3. **The Human-in-the-Loop**: Algorithms cannot capture every business rule. A model might suggest up-selling to a high-income customer, but business policy might prohibit it due to specific credit checks or regional regulations. You need a **Decision Engine** that layers the model's probability with your business logic.
## The Ethical Boundary
Efficiency is not a moral absolute. In the pursuit of maximum lift, we often risk **Algorithmic Bias**.
Consider the **Shadow**. If you focus only on the metrics that maximize profit, you may inadvertently exclude vulnerable segments. For example, if your uplift model shows that people in specific neighborhoods respond less to credit offers (perhaps due to historical lack of digital access), optimizing purely for lift will starve those segments of the opportunity you have to provide.
* **Defensive Measures**: You must enforce **Fairness Constraints**. Are you penalizing a customer because of the demographic proxies they carry?
* **Transparency**: A customer does not need to know the neural network weights.
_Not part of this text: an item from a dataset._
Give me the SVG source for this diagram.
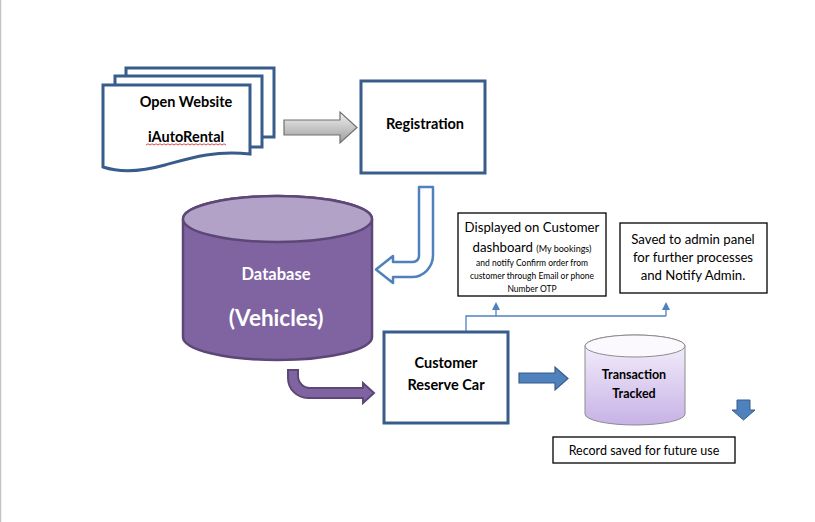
<svg xmlns="http://www.w3.org/2000/svg" width="815" height="522" viewBox="0 0 815 522">
<style>
text{font-family:Lato,"Open Sans","Liberation Sans",sans-serif;fill:#000}
.b{font-weight:bold}
.doc{fill:#fff;stroke:#385d8a;stroke-width:3}
.box{fill:#fff;stroke:#385d8a;stroke-width:3}
.note{fill:#fff;stroke:#000;stroke-width:1.3}
.thin{fill:none;stroke:#4f81bd;stroke-width:1.3}
</style>
<defs>
<linearGradient id="gg" x1="0" y1="0" x2="0" y2="1"><stop offset="0" stop-color="#f0f0f0"/><stop offset="1" stop-color="#9e9e9e"/></linearGradient>
<linearGradient id="lav" x1="0" y1="0" x2="0" y2="1"><stop offset="0" stop-color="#f7f3fd"/><stop offset="1" stop-color="#c7b2e6"/></linearGradient>
<marker id="ah" markerWidth="8" markerHeight="8" refX="4" refY="4" orient="auto" markerUnits="userSpaceOnUse"><path d="M0,0 L8,4 L0,8 Z" fill="#4f81bd"/></marker>
</defs>
<rect x="0" y="0" width="815" height="522" fill="#fff"/>
<line x1="0.5" y1="0" x2="0.5" y2="522" stroke="#c4c4c4" stroke-width="1.5"/>

<g id="connectors">
<polygon points="284,120 340,120 340,112 357,127.5 340,143 340,135 284,135" fill="url(#gg)" stroke="#707070" stroke-width="1.2"/>
<path d="M419,187 H433 V255 A21,22 0 0 1 412,277 H393 V283 L376,269.5 L393,256 V262 H413 A6,6 0 0 0 419,256 Z" fill="#fff" stroke="#4f81bd" stroke-width="2.5" stroke-linejoin="round"/>
<path d="M288,370 H298 V376 A12,12 0 0 0 310,388 H363 V383 L374,393 L363,403 V398 H308 A20,20 0 0 1 288,378 Z" fill="#8064a2" stroke="#5c4776" stroke-width="2"/>
<polygon points="519,373 555,373 555,367 568,378.5 555,390 555,383 519,383" fill="#4f81bd" stroke="#385d8a" stroke-width="1.2"/>
<polygon points="737,400 750,400 750,410 755,410 743.5,420 732,410 737,410" fill="#4f81bd" stroke="#385d8a" stroke-width="1"/>
<path class="thin" d="M466,331 V316 H666"/>
<line class="thin" x1="496" y1="316" x2="496" y2="306" marker-end="url(#ah)"/>
<line class="thin" x1="666" y1="316" x2="666" y2="306" marker-end="url(#ah)"/>
</g>

<g id="open-website">
<rect class="doc" x="126" y="68" width="148" height="69"/>
<rect class="doc" x="115" y="76" width="147" height="71"/>
<path class="doc" d="M103,85 H250 V154 C215,150 190,158 165,165 C140,172 118,172 103,167 Z"/>
<text class="b" x="186" y="107" font-size="14.5" text-anchor="middle">Open Website</text>
<text class="b" x="186" y="142" font-size="14.5" text-anchor="middle">iAutoRental</text>
<path d="M146,145 l2,-1.2 l2,1.2 l2,-1.2 l2,1.2 l2,-1.2 l2,1.2 l2,-1.2 l2,1.2 l2,-1.2 l2,1.2 l2,-1.2 l2,1.2 l2,-1.2 l2,1.2 l2,-1.2 l2,1.2 l2,-1.2 l2,1.2 l2,-1.2 l2,1.2 l2,-1.2 l2,1.2 l2,-1.2 l2,1.2 l2,-1.2 l2,1.2 l2,-1.2 l2,1.2 l2,-1.2 l2,1.2 l2,-1.2 l2,1.2 l2,-1.2 l2,1.2 l2,-1.2 l2,1.2 l2,-1.2 l2,1.2 l2,-1.2 l2,1.2" fill="none" stroke="#d02020" stroke-width="0.8"/>
</g>

<g id="registration">
<rect class="box" x="361" y="81" width="124" height="92"/>
<text class="b" x="425" y="129" font-size="14.5" text-anchor="middle">Registration</text>
</g>

<g id="database">
<path d="M183,219 A94.5,23 0 0 1 372,219 V337 A94.5,23 0 0 1 183,337 Z" fill="#8064a2" stroke="#5c4776" stroke-width="2.5"/>
<ellipse cx="277.5" cy="219" rx="94.5" ry="23" fill="#b3a2c7" stroke="#5c4776" stroke-width="2.5"/>
<text class="b" x="276" y="280" font-size="16.5" text-anchor="middle" style="fill:#fff">Database</text>
<text class="b" x="276" y="326" font-size="22.5" text-anchor="middle" style="fill:#fff">(Vehicles)</text>
</g>

<g id="customer-reserve">
<rect class="box" x="384" y="332" width="124" height="91"/>
<text class="b" x="446" y="368" font-size="14.5" text-anchor="middle">Customer</text>
<text class="b" x="446" y="390" font-size="14.5" text-anchor="middle">Reserve Car</text>
</g>

<g id="transaction">
<path d="M585,346 A50,11 0 0 1 685,346 V414 A50,11 0 0 1 585,414 Z" fill="url(#lav)" stroke="#8c8c8c" stroke-width="1"/>
<ellipse cx="635" cy="346" rx="50" ry="11" fill="#fbf9fe" stroke="#8c8c8c" stroke-width="1"/>
<text class="b" x="634" y="379" font-size="12.5" text-anchor="middle">Transaction</text>
<text class="b" x="634" y="398" font-size="12.5" text-anchor="middle">Tracked</text>
</g>

<g id="customer-dashboard">
<rect class="note" x="458" y="213" width="148" height="83"/>
<text x="532" y="232" font-size="13.2" text-anchor="middle">Displayed on Customer</text>
<text x="532" y="252" font-size="13.2" text-anchor="middle">dashboard <tspan font-size="9">(My bookings)</tspan></text>
<text x="532" y="266" font-size="8.5" text-anchor="middle">and notify Confirm order from</text>
<text x="532" y="279" font-size="8.5" text-anchor="middle">customer through Email or phone</text>
<text x="532" y="292" font-size="8.5" text-anchor="middle">Number OTP</text>
</g>

<g id="admin-panel">
<rect class="note" x="620" y="223" width="147" height="70"/>
<text x="693" y="244" font-size="13.2" text-anchor="middle">Saved to admin panel</text>
<text x="693" y="262" font-size="13.2" text-anchor="middle">for further processes</text>
<text x="693" y="280" font-size="13.2" text-anchor="middle">and Notify Admin.</text>
</g>

<g id="record">
<rect class="note" x="553" y="437" width="182" height="26"/>
<text x="644" y="455" font-size="12.5" text-anchor="middle">Record saved for future use</text>
</g>
</svg>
They do need to know *why* an action was taken. "Your credit offer was delayed because of your recent credit inquiry" is acceptable. "We don't want to waste our resources on you" is not.
## The Feedback Loop
A model deployed once is a fossil. It captures the state of the world at a single moment. The world changes.
* **Metric Decay**: The relationship between your nudge and the response changes. A 10% discount might be a strong nudge today and a weak signal next quarter due to inflation.
* **Drift Monitoring**: Set up alerts for distribution shifts in your input features. If your customer base changes demographics, your lift model must be retrained.
* **Blind Spots**: What the model *doesn't* predict? Sometimes, the most valuable insight is a negative result. If you send a nudge and get zero response, investigate the *process*. Was the channel wrong? Was the message timing off?
## Closing Thought
Data science in business is a discipline of **Execution**, not just Estimation.
Prediction is easy. Causation is hard. Implementation is harder still.
Do not let the model dictate the morality of your strategy. Use the model to understand the customers, but let human values define the boundaries of the action.
Build the pipeline. Enforce the ethics. Measure the feedback. Move from Insight to Impact.